● Task directions
Write out the listing, please, but only from its first line through the line containing "['#ffffff', '#ffffff', '#ffffff', '#404040'];", exactly as given and without pictures.

==== Given data ====

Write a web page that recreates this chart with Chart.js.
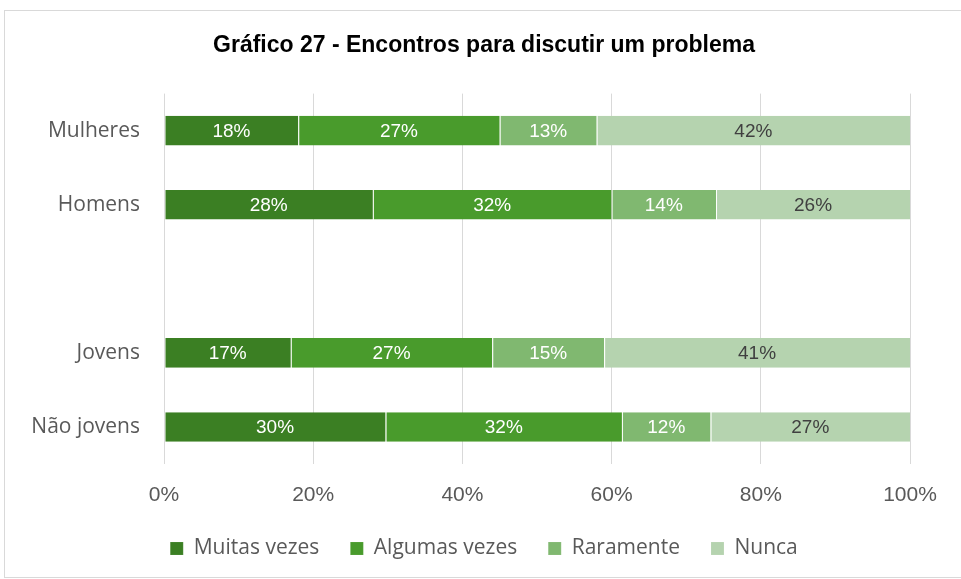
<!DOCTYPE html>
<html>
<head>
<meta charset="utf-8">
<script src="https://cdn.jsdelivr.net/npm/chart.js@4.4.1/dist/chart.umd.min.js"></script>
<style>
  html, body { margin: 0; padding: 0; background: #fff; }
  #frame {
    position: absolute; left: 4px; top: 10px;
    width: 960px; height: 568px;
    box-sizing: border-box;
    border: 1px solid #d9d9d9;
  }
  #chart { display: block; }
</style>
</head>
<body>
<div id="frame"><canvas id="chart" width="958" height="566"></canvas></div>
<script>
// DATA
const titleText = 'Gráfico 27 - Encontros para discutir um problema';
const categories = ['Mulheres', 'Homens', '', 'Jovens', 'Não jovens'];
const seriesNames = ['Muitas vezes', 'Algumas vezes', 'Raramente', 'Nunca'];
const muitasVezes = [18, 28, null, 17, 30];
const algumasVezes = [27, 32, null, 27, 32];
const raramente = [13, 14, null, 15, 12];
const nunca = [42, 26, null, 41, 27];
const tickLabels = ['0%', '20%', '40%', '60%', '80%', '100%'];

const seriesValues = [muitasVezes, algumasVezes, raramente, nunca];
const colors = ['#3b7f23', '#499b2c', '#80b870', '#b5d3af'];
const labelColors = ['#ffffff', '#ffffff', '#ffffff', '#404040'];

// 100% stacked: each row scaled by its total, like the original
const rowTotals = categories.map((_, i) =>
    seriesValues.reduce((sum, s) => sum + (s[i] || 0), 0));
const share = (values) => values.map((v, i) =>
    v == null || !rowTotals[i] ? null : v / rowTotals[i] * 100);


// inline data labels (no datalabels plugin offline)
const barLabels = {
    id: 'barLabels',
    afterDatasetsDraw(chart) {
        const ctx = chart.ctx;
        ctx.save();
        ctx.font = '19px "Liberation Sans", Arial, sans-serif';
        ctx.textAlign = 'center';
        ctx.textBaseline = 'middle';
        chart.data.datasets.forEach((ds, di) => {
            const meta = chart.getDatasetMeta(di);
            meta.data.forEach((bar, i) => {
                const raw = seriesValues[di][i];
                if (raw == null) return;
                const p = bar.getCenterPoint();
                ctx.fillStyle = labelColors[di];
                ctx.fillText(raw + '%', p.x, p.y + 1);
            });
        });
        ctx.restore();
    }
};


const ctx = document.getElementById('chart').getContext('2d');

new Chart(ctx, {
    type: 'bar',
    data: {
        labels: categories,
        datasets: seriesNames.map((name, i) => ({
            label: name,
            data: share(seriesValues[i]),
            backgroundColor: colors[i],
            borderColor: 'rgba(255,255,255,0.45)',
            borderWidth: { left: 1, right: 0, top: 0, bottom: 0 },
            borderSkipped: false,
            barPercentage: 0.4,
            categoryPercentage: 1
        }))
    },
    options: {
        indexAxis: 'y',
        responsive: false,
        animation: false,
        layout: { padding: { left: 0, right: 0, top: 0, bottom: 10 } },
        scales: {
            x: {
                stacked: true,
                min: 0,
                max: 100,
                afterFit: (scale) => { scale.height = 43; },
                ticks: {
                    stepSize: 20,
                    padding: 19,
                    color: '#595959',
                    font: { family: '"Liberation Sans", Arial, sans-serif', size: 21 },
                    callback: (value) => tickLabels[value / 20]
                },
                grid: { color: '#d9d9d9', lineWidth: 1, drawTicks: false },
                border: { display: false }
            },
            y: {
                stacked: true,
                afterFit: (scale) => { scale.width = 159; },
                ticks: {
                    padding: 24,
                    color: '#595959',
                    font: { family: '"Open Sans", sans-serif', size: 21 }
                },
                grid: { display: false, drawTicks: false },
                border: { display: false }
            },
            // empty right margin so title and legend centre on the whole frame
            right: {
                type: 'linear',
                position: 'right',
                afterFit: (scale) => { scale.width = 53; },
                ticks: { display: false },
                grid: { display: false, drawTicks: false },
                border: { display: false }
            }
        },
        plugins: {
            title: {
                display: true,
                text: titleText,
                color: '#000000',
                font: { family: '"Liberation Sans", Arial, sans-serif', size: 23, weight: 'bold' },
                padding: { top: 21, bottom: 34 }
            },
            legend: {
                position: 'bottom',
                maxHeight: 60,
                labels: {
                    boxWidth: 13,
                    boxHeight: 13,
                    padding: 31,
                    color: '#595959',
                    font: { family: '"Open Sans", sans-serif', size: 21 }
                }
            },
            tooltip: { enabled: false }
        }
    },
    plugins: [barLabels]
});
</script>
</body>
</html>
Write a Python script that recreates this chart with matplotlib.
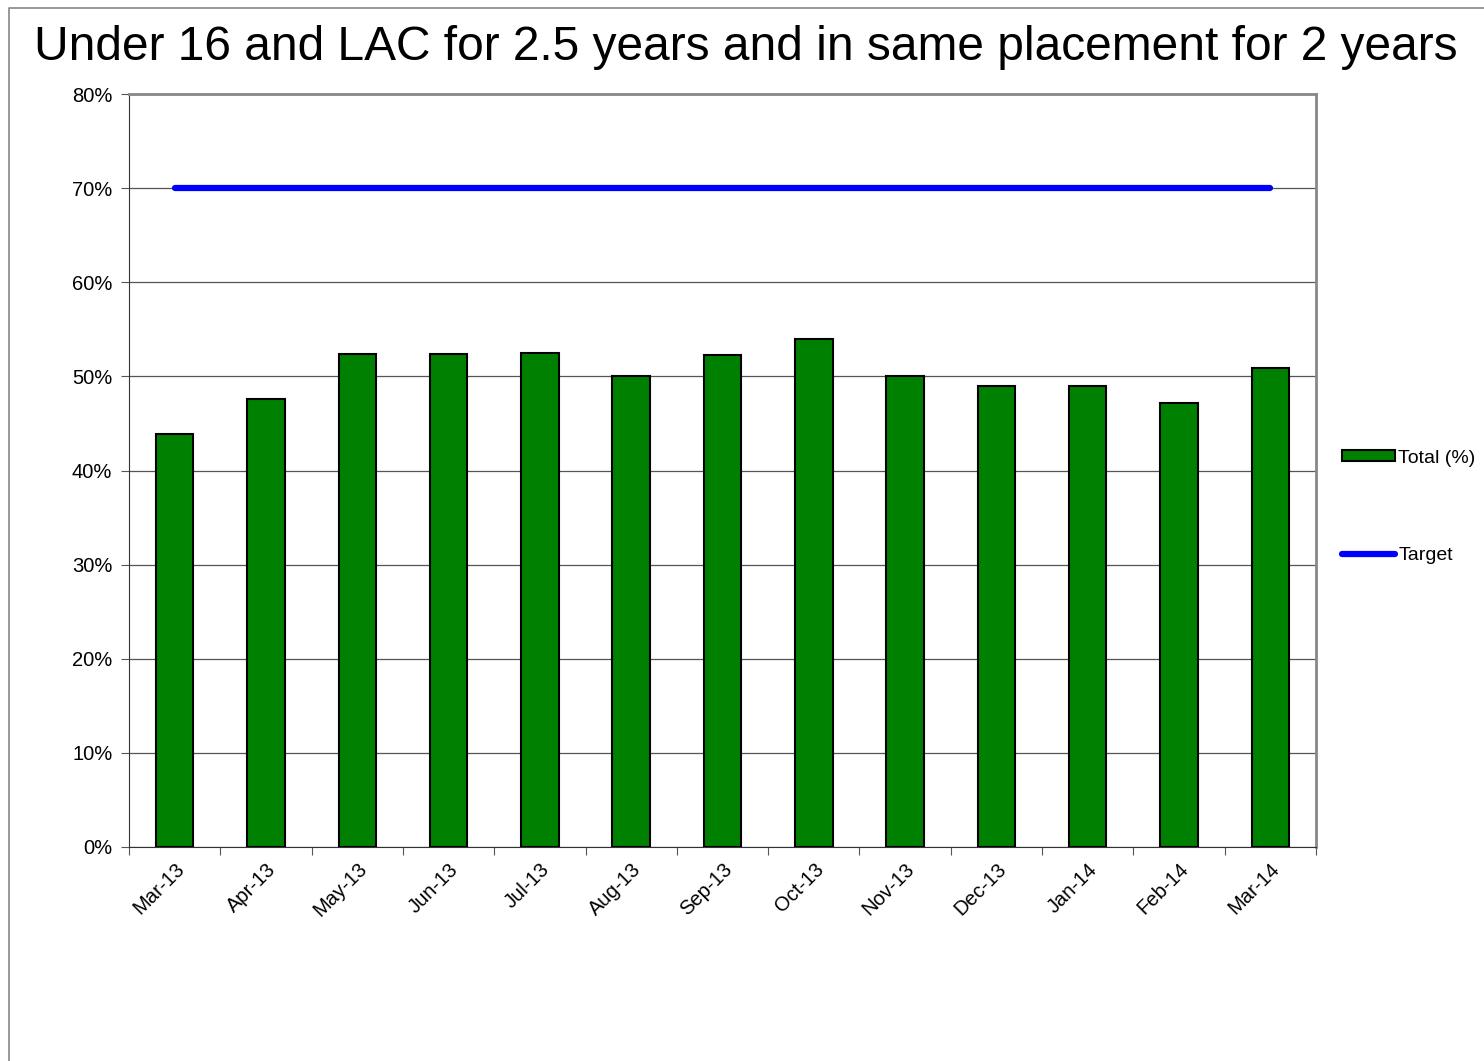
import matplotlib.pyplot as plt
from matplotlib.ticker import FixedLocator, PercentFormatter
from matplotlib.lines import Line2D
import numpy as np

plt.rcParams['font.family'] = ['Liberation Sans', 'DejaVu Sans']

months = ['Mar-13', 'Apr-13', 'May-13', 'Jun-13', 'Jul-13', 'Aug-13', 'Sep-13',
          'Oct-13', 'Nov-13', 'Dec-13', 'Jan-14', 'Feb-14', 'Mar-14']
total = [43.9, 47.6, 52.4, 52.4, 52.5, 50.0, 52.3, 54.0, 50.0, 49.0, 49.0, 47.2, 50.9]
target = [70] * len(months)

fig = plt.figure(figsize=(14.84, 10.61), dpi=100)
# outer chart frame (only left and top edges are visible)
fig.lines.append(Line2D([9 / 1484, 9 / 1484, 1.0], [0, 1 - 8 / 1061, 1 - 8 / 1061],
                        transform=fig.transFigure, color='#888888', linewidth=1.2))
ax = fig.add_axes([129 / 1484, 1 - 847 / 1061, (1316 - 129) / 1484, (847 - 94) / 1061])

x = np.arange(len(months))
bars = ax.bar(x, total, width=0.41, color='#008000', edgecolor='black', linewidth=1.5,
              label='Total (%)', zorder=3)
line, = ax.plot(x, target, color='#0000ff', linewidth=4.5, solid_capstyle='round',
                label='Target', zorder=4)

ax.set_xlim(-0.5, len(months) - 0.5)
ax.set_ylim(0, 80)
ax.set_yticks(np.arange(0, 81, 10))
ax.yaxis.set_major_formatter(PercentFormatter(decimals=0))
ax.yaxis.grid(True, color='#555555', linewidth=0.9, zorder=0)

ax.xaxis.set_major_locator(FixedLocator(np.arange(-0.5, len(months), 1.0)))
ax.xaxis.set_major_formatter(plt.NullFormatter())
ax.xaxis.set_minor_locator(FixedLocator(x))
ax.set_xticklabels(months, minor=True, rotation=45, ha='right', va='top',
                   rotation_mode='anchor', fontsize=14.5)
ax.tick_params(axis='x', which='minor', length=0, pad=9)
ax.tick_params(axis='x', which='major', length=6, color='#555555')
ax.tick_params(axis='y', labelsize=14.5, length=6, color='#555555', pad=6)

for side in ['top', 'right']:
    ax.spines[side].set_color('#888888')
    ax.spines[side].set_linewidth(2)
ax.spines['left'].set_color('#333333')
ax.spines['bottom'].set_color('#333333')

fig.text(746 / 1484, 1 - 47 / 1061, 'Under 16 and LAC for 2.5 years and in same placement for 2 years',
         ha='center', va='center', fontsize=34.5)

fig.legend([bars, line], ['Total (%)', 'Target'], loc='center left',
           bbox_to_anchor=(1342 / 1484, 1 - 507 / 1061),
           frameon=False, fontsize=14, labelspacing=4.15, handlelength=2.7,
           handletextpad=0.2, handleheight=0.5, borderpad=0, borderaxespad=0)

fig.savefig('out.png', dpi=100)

====

● Answer to the exercise
Write a web page that recreates this chart with Chart.js.
<!DOCTYPE html>
<html>
<head>
<meta charset="utf-8">
<script src="https://cdn.jsdelivr.net/npm/chart.js@4.4.1/dist/chart.umd.min.js"></script>
<style>
  html, body { margin: 0; padding: 0; background: #fff; }
  #frame {
    position: absolute; left: 4px; top: 10px;
    width: 960px; height: 568px;
    box-sizing: border-box;
    border: 1px solid #d9d9d9;
  }
  #chart { display: block; }
</style>
</head>
<body>
<div id="frame"><canvas id="chart" width="958" height="566"></canvas></div>
<script>
// DATA
const titleText = 'Gráfico 27 - Encontros para discutir um problema';
const categories = ['Mulheres', 'Homens', '', 'Jovens', 'Não jovens'];
const seriesNames = ['Muitas vezes', 'Algumas vezes', 'Raramente', 'Nunca'];
const muitasVezes = [18, 28, null, 17, 30];
const algumasVezes = [27, 32, null, 27, 32];
const raramente = [13, 14, null, 15, 12];
const nunca = [42, 26, null, 41, 27];
const tickLabels = ['0%', '20%', '40%', '60%', '80%', '100%'];

const seriesValues = [muitasVezes, algumasVezes, raramente, nunca];
const colors = ['#3b7f23', '#499b2c', '#80b870', '#b5d3af'];
const labelColors = ['#ffffff', '#ffffff', '#ffffff', '#404040'];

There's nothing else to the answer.